_Dataset content_:
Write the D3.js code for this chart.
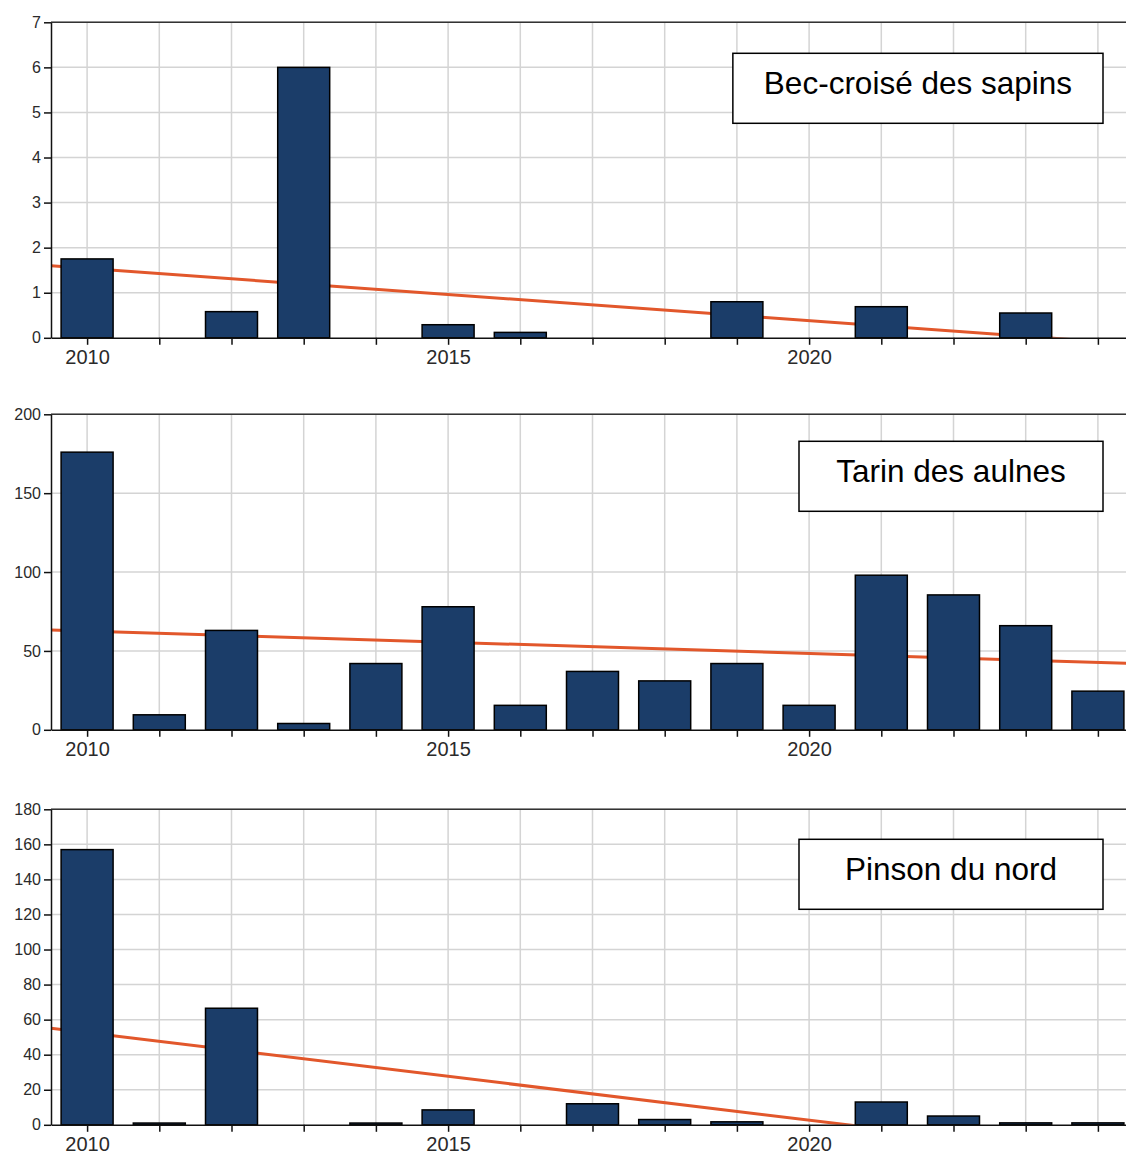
<!doctype html>
<html>
  <head>
    <meta charset="utf-8">
    <script src="https://cdnjs.cloudflare.com/ajax/libs/d3/7.8.5/d3.min.js"></script>
    <style>
      body { margin: 0; background: #fff; }
      svg { display: block; font-family: "Liberation Sans", Arial, sans-serif; }
      line.grid { stroke: #d4d4d4; stroke-width: 1.5; }
      rect.bar { fill: #1b3d69; stroke: #000; stroke-width: 1.5; }
      path.trend { fill: none; stroke: #e2572b; stroke-width: 3; }
      .axis path, .axis line { stroke: #111; stroke-width: 1.5; }
      .axis text { fill: #2a2a2a; }
      rect.legend { fill: #fff; stroke: #000; stroke-width: 1.5; }
      text.legend { fill: #000; font-size: 31.5px; }
    </style>
  </head>
  <body>
    <svg width="1126" height="1156"></svg>
    <script>
      // annees et valeurs
      var years = [2010, 2011, 2012, 2013, 2014, 2015, 2016, 2017, 2018, 2019, 2020, 2021, 2022, 2023, 2024];
      var yearLabels = [2010, 2015, 2020];

      var species = ["Bec-croisé des sapins", "Tarin des aulnes", "Pinson du nord"];

      var becCroise = [1.75, 0, 0.58, 6.0, 0, 0.29, 0.12, 0, 0, 0.8, 0, 0.69, 0, 0.55, 0];
      var tarin = [176, 9.5, 63, 4, 42, 78, 15.5, 37, 31, 42, 15.5, 98, 85.5, 66, 24.5];
      var pinson = [157, 1, 66.5, 0, 1, 8.5, 0, 12, 3, 1.7, 0, 13, 5, 1.1, 1.1];

      // droite de tendance : valeur au debut et a la fin de l'axe
      var trendBec = [1.6, -0.14];
      var trendTarin = [63.3, 42.0];
      var trendPinson = [55.1, -19.8];

      var yMax = [7, 200, 180];
      var yStep = [1, 50, 20];

      var panels = [
        { name: species[0], values: becCroise, trend: trendBec, max: yMax[0], step: yStep[0] },
        { name: species[1], values: tarin, trend: trendTarin, max: yMax[1], step: yStep[1] },
        { name: species[2], values: pinson, trend: trendPinson, max: yMax[2], step: yStep[2] }
      ];

      var svg = d3.select("svg");
      var left = 51, right = 1134;
      var tops = [22.3, 414.3, 809.3];
      var plotH = 315.5;
      var legendOffset = [31, 27, 30];

      var x = d3.scaleLinear()
        .domain([years[0] - 0.5, years[years.length - 1] + 0.5])
        .range([left, right]);
      var barW = (x(1) - x(0)) * 0.72;

      panels.forEach(function(p, i) {
        var top = tops[i], bottom = top + plotH;
        var y = d3.scaleLinear().domain([0, p.max]).range([bottom, top]);
        var yTicks = d3.range(0, p.max + p.step / 2, p.step);
        var g = svg.append("g");

        g.append("clipPath").attr("id", "clip" + i)
          .append("rect")
            .attr("x", left).attr("y", top)
            .attr("width", right - left).attr("height", plotH);

        // grille
        g.selectAll("line.hgrid").data(yTicks.slice(1)).enter()
          .append("line")
            .attr("class", "grid")
            .attr("x1", left).attr("x2", right)
            .attr("y1", d => y(d)).attr("y2", d => y(d));
        g.selectAll("line.vgrid").data(years).enter()
          .append("line")
            .attr("class", "grid")
            .attr("x1", d => x(d)).attr("x2", d => x(d))
            .attr("y1", top).attr("y2", bottom);

        // tendance (sous les barres)
        g.append("path")
          .datum(x.domain().map((d, k) => [d, p.trend[k]]))
          .attr("class", "trend")
          .attr("clip-path", "url(#clip" + i + ")")
          .attr("d", d3.line().x(d => x(d[0])).y(d => y(d[1])));

        g.selectAll("rect.bar")
          .data(years.map((yr, k) => ({ year: yr, value: p.values[k] })).filter(d => d.value > 0))
          .enter()
          .append("rect")
            .attr("class", "bar")
            .attr("x", d => x(d.year) - barW / 2)
            .attr("width", barW)
            .attr("y", d => y(d.value))
            .attr("height", d => bottom - y(d.value));

        // cadre haut
        g.append("line")
          .attr("x1", left).attr("x2", right)
          .attr("y1", top).attr("y2", top)
          .style("stroke", "#333").style("stroke-width", 1.5);

        g.append("g")
          .attr("class", "axis")
          .attr("transform", "translate(" + left + ",0)")
          .call(d3.axisLeft(y).tickValues(yTicks).tickFormat(d3.format("d"))
            .tickSize(7).tickSizeOuter(0).tickPadding(3))
          .call(s => s.selectAll("text").style("font-size", "16px"));

        g.append("g")
          .attr("class", "axis")
          .attr("transform", "translate(0," + bottom + ")")
          .call(d3.axisBottom(x).tickValues(years).tickSize(7).tickSizeOuter(0).tickPadding(5)
            .tickFormat(d => yearLabels.indexOf(d) >= 0 ? d : ""))
          .call(s => s.selectAll("text").style("font-size", "20px"));

        // legende
        var lg = g.append("g");
        var txt = lg.append("text")
          .attr("class", "legend")
          .attr("text-anchor", "middle")
          .text(p.name);
        var tw = txt.node().getComputedTextLength();
        var bw = Math.max(304, tw + 62), bh = 70;
        var bx = 1103 - bw, by = top + legendOffset[i];
        lg.insert("rect", "text")
          .attr("class", "legend")
          .attr("x", bx).attr("y", by)
          .attr("width", bw).attr("height", bh);
        txt.attr("x", bx + bw / 2).attr("y", by + 41);
      });
    </script>
  </body>
</html>
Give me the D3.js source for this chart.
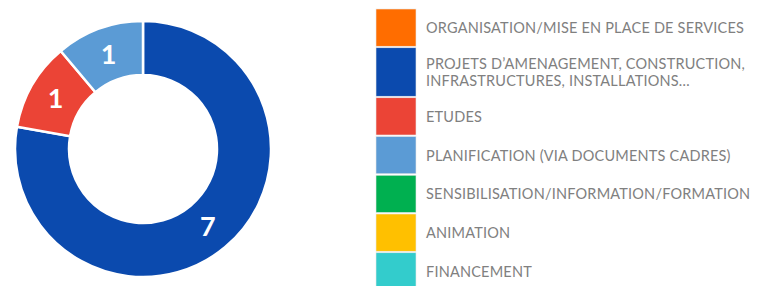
<!DOCTYPE html>
<html lang="fr">
<head>
<meta charset="utf-8">
<script src="https://d3js.org/d3.v7.min.js"></script>
<style>
  body { margin: 0; background: #fff; }
</style>
</head>
<body>
<script>
// categories, values and colours, in legend order
var categories = [
  ["ORGANISATION/MISE EN PLACE DE SERVICES"],
  ["PROJETS D\u2019AMENAGEMENT, CONSTRUCTION,", "INFRASTRUCTURES, INSTALLATIONS\u2026"],
  ["ETUDES"],
  ["PLANIFICATION (VIA DOCUMENTS CADRES)"],
  ["SENSIBILISATION/INFORMATION/FORMATION"],
  ["ANIMATION"],
  ["FINANCEMENT"]
];
var values = [0, 7, 1, 1, 0, 0, 0];
var colors = ["#FF6D00", "#0B4AAE", "#EB4436", "#5B9BD5", "#00B050", "#FFC000", "#33CCCC"];

var width = 758, height = 286;
var cx = 143, cy = 149, outerR = 128, innerR = 74;

var svg = d3.select("body").append("svg")
    .attr("width", width)
    .attr("height", height);

var data = values.map(function(v, i) { return {i: i, value: v}; });

var pie = d3.pie()
    .sort(null)
    .value(function(d) { return d.value; });

var arc = d3.arc()
    .innerRadius(innerR)
    .outerRadius(outerR);

var labelArc = d3.arc()
    .innerRadius((innerR + outerR) / 2)
    .outerRadius((innerR + outerR) / 2);

var donut = svg.append("g")
    .attr("transform", "translate(" + cx + "," + cy + ")");

var slices = pie(data).filter(function(d) { return d.data.value > 0; });

donut.selectAll("path")
    .data(slices)
    .enter().append("path")
    .attr("d", arc)
    .attr("fill", function(d) { return colors[d.data.i]; })
    .attr("stroke", "#fff")
    .attr("stroke-width", 2.5);

donut.selectAll("text")
    .data(slices)
    .enter().append("text")
    .attr("transform", function(d) { return "translate(" + labelArc.centroid(d) + ")"; })
    .attr("dy", "0.36em")
    .attr("text-anchor", "middle")
    .attr("font-family", "Lato, 'Open Sans', sans-serif")
    .attr("font-weight", "bold")
    .attr("font-size", 27)
    .attr("fill", "#fff")
    .text(function(d) { return d.data.value; });

// legend
var legendX = 376, legendTop = 9, swatchW = 40;
var rowH = function(lines) { return 38.75 + (lines - 1) * 11.25; };
var lineH = 17.7;

var y = legendTop;
var legend = svg.append("g");
categories.forEach(function(lines, i) {
  var h = rowH(lines.length);
  var g = legend.append("g");
  g.append("rect")
    .attr("x", legendX)
    .attr("y", y)
    .attr("width", swatchW)
    .attr("height", h - 1.5)
    .attr("fill", colors[i])
    .attr("stroke", "#e8e8e8")
    .attr("stroke-width", 0.6);
  var mid = y + (h - 1.5) / 2;
  var first = mid + 5.5 - (lines.length - 1) * lineH / 2;
  var t = g.append("text")
    .attr("x", legendX + 50)
    .attr("y", first)
    .attr("font-family", "Lato, 'Open Sans', sans-serif")
    .attr("font-size", 14.5)
    .attr("letter-spacing", 0.2)
    .attr("fill", "#808080");
  lines.forEach(function(s, k) {
    t.append("tspan")
      .attr("x", legendX + 50)
      .attr("y", first + k * lineH)
      .text(s);
  });
  y += h;
});
</script>
</body>
</html>
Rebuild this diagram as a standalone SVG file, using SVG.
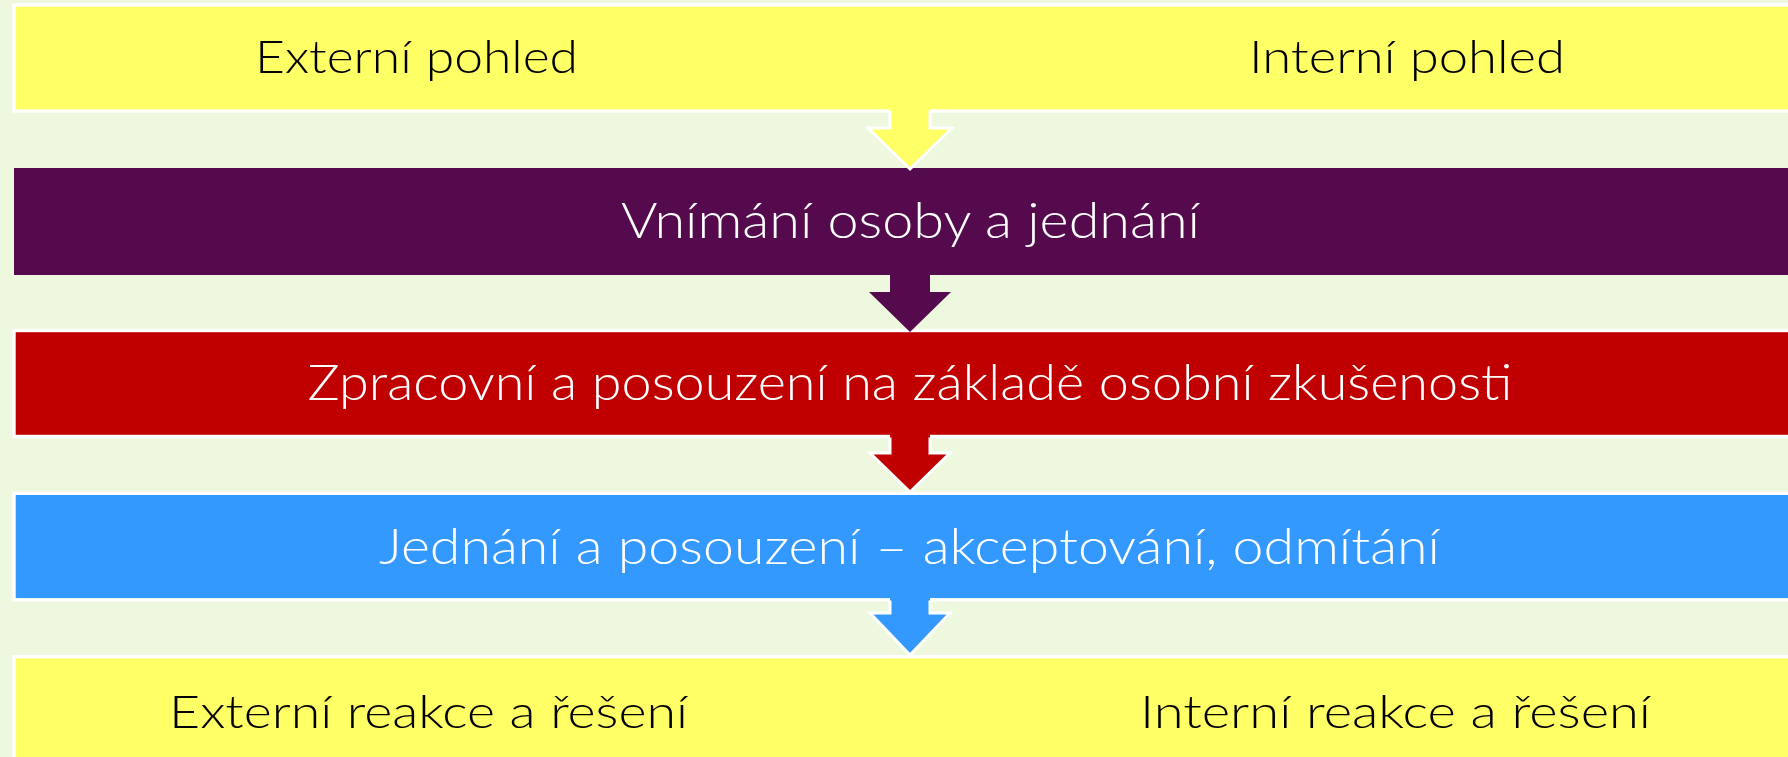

_Exercise brief_:
Copy exactly the part of the material above that opens with the line containing "Give me the D3.js source for this chart." and closes with the line containing "var slices = pie(data).filter(function(d)", ends included. Drop the images.

_Correct response_:
Give me the D3.js source for this chart.
<!DOCTYPE html>
<html lang="fr">
<head>
<meta charset="utf-8">
<script src="https://d3js.org/d3.v7.min.js"></script>
<style>
  body { margin: 0; background: #fff; }
</style>
</head>
<body>
<script>
// categories, values and colours, in legend order
var categories = [
  ["ORGANISATION/MISE EN PLACE DE SERVICES"],
  ["PROJETS D\u2019AMENAGEMENT, CONSTRUCTION,", "INFRASTRUCTURES, INSTALLATIONS\u2026"],
  ["ETUDES"],
  ["PLANIFICATION (VIA DOCUMENTS CADRES)"],
  ["SENSIBILISATION/INFORMATION/FORMATION"],
  ["ANIMATION"],
  ["FINANCEMENT"]
];
var values = [0, 7, 1, 1, 0, 0, 0];
var colors = ["#FF6D00", "#0B4AAE", "#EB4436", "#5B9BD5", "#00B050", "#FFC000", "#33CCCC"];

var width = 758, height = 286;
var cx = 143, cy = 149, outerR = 128, innerR = 74;

var svg = d3.select("body").append("svg")
    .attr("width", width)
    .attr("height", height);

var data = values.map(function(v, i) { return {i: i, value: v}; });

var pie = d3.pie()
    .sort(null)
    .value(function(d) { return d.value; });

var arc = d3.arc()
    .innerRadius(innerR)
    .outerRadius(outerR);

var labelArc = d3.arc()
    .innerRadius((innerR + outerR) / 2)
    .outerRadius((innerR + outerR) / 2);

var donut = svg.append("g")
    .attr("transform", "translate(" + cx + "," + cy + ")");

var slices = pie(data).filter(function(d) { return d.data.value > 0; });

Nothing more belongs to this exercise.